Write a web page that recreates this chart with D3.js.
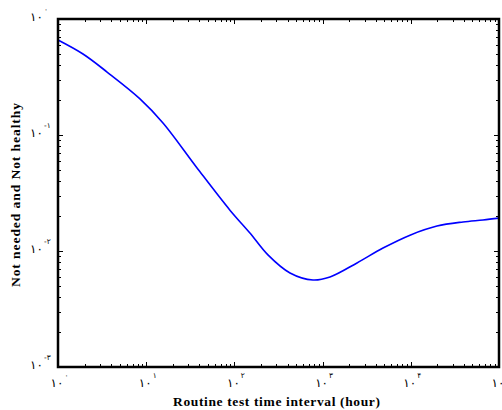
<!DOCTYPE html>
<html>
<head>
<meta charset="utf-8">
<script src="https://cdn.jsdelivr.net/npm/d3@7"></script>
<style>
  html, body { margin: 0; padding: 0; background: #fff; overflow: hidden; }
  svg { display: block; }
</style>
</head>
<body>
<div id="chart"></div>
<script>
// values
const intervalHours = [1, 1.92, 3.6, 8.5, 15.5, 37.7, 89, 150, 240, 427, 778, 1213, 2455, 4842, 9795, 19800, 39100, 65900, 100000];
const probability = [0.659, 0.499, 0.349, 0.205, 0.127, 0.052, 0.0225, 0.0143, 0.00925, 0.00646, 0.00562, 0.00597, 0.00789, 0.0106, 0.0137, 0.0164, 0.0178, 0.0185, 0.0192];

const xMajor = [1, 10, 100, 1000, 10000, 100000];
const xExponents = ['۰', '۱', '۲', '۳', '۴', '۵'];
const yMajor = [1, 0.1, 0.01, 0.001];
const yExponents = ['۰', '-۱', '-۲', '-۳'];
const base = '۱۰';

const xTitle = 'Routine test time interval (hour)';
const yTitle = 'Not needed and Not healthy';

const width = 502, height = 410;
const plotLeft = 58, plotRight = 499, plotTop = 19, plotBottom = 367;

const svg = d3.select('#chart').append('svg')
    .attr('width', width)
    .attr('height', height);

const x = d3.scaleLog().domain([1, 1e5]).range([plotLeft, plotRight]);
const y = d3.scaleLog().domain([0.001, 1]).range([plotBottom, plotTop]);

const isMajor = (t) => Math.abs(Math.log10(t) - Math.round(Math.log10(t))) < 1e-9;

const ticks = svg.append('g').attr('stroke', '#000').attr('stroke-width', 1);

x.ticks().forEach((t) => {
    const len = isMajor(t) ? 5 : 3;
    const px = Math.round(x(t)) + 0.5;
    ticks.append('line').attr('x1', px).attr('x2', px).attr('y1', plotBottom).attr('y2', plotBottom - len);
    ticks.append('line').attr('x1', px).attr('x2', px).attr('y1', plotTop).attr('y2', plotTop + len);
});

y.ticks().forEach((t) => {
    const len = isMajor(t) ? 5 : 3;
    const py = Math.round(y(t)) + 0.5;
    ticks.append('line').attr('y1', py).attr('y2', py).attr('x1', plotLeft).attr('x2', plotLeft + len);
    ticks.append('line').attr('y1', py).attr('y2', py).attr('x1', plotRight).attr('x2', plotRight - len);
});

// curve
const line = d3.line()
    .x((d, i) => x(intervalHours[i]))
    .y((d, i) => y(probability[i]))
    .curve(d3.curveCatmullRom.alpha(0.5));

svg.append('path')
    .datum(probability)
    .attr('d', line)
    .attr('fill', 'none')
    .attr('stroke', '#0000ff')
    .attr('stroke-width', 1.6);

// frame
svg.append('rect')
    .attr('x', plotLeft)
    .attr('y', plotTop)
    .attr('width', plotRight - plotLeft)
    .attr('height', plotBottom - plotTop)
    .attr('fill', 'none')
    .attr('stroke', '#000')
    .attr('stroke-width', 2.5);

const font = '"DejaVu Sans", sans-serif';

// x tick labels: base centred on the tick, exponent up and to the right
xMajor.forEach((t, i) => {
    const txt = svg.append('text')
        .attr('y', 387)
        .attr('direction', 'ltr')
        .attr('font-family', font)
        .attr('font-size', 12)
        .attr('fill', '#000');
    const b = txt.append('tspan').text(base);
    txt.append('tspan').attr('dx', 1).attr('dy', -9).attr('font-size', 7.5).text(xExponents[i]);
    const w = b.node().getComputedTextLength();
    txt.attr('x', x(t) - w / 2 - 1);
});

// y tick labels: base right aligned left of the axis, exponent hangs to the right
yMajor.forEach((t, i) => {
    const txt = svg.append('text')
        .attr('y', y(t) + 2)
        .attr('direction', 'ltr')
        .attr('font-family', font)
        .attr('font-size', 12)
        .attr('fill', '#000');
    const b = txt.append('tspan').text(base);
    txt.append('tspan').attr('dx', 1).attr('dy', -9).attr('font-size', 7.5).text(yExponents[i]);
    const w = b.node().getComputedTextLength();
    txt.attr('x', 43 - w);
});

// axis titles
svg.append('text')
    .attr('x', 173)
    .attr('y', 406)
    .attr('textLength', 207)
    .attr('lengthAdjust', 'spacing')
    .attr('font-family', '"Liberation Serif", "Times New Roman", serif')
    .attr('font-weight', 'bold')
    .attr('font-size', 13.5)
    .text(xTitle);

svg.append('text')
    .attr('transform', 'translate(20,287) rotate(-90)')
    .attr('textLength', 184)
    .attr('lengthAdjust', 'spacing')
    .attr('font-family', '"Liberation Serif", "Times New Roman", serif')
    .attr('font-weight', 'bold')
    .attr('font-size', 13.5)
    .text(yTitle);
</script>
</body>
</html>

* * *

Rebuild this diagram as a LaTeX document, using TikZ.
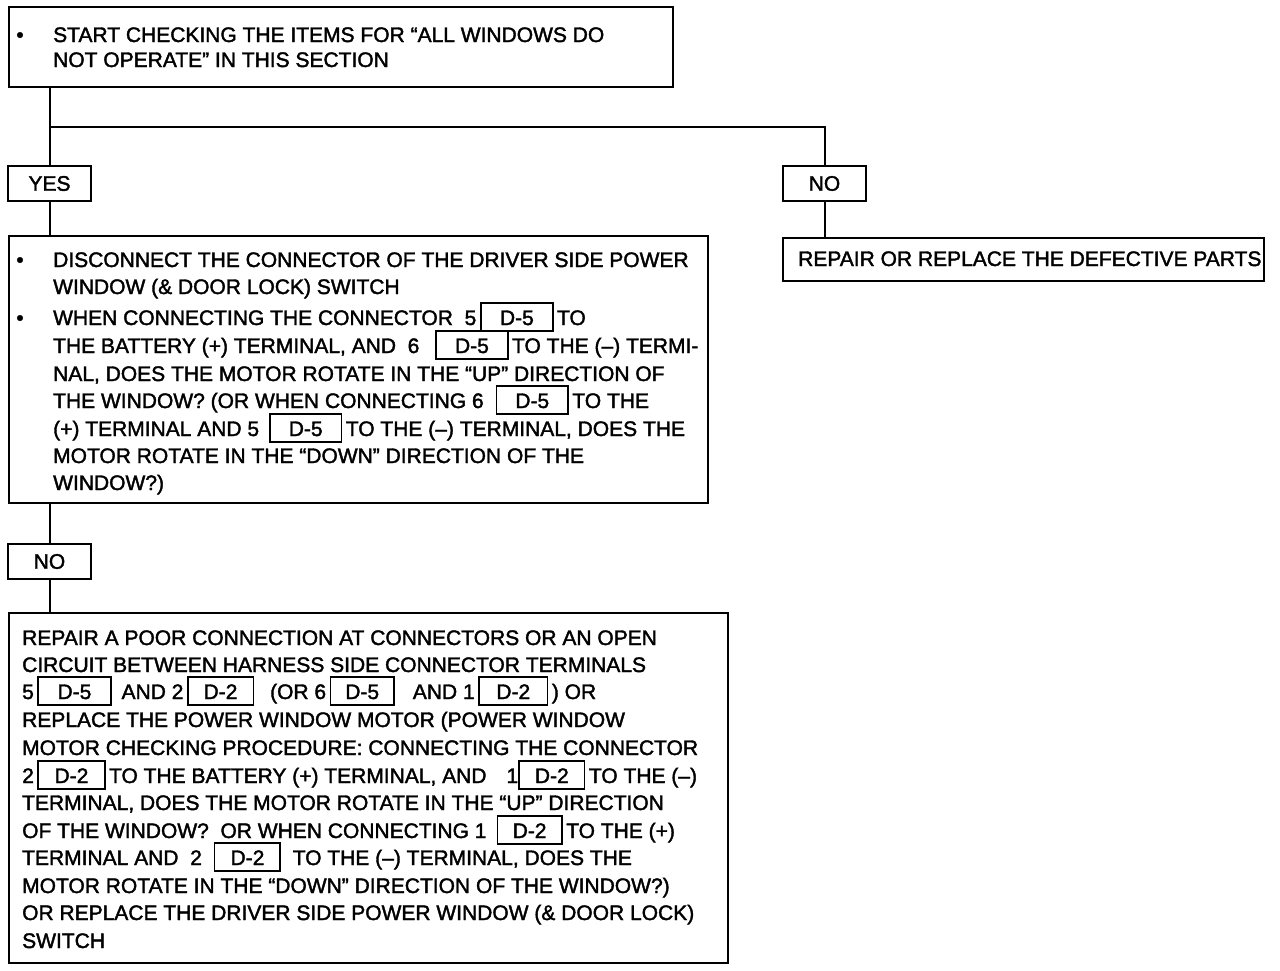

...

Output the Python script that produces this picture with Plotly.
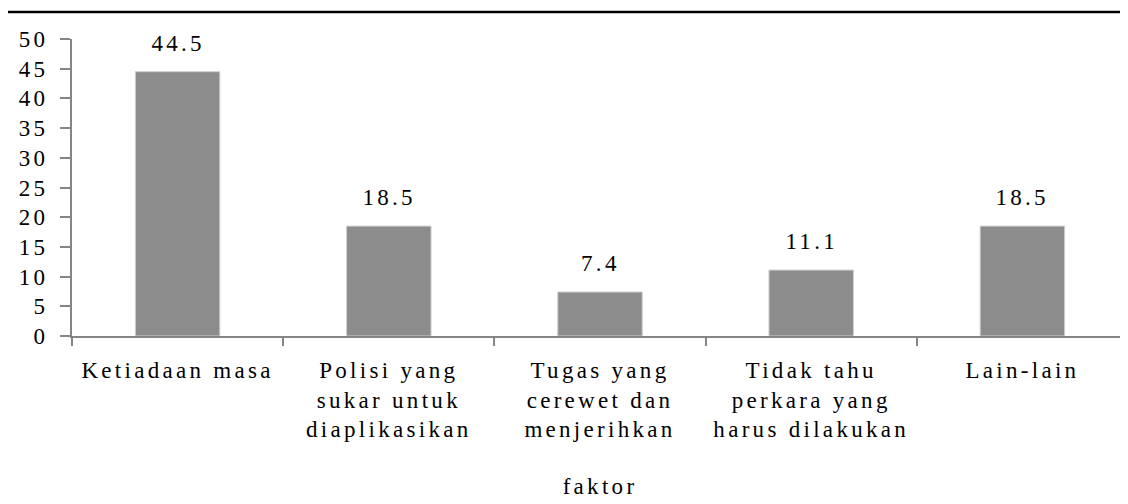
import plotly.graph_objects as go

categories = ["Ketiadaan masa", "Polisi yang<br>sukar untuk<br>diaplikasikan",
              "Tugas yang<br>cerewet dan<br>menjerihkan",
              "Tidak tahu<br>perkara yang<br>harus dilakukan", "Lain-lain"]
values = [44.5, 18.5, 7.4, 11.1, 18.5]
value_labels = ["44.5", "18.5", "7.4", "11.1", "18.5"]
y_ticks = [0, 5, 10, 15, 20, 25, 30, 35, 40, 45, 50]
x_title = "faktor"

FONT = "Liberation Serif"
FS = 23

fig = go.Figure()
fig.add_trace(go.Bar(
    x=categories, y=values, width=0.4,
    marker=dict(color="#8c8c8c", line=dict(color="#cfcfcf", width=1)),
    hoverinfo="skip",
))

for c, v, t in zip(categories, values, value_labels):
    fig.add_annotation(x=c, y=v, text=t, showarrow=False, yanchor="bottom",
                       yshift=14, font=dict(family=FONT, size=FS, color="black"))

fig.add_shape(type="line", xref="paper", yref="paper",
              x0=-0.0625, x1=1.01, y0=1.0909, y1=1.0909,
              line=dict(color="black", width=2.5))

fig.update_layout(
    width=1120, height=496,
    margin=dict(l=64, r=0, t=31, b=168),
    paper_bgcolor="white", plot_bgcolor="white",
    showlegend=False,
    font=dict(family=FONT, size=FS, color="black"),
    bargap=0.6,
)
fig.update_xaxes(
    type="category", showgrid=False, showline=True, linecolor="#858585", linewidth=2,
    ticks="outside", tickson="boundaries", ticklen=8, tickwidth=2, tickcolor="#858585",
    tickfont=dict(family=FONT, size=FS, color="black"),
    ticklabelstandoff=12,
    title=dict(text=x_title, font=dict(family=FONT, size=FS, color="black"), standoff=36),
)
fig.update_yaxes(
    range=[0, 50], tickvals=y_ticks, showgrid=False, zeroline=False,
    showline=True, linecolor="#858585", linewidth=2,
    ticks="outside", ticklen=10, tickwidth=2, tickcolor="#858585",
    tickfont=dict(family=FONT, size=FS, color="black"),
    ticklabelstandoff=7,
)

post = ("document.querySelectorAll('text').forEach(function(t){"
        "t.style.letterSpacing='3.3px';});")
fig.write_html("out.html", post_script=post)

Problem details: Working from the entries above, reproduce exactly and only the lines beginning with the line that has "Output the Python" and ending with the line that has "import plotly.graph_objects as go"; omit all pictures.

Exercise result:
Output the Python script that produces this picture with Plotly.
import plotly.graph_objects as go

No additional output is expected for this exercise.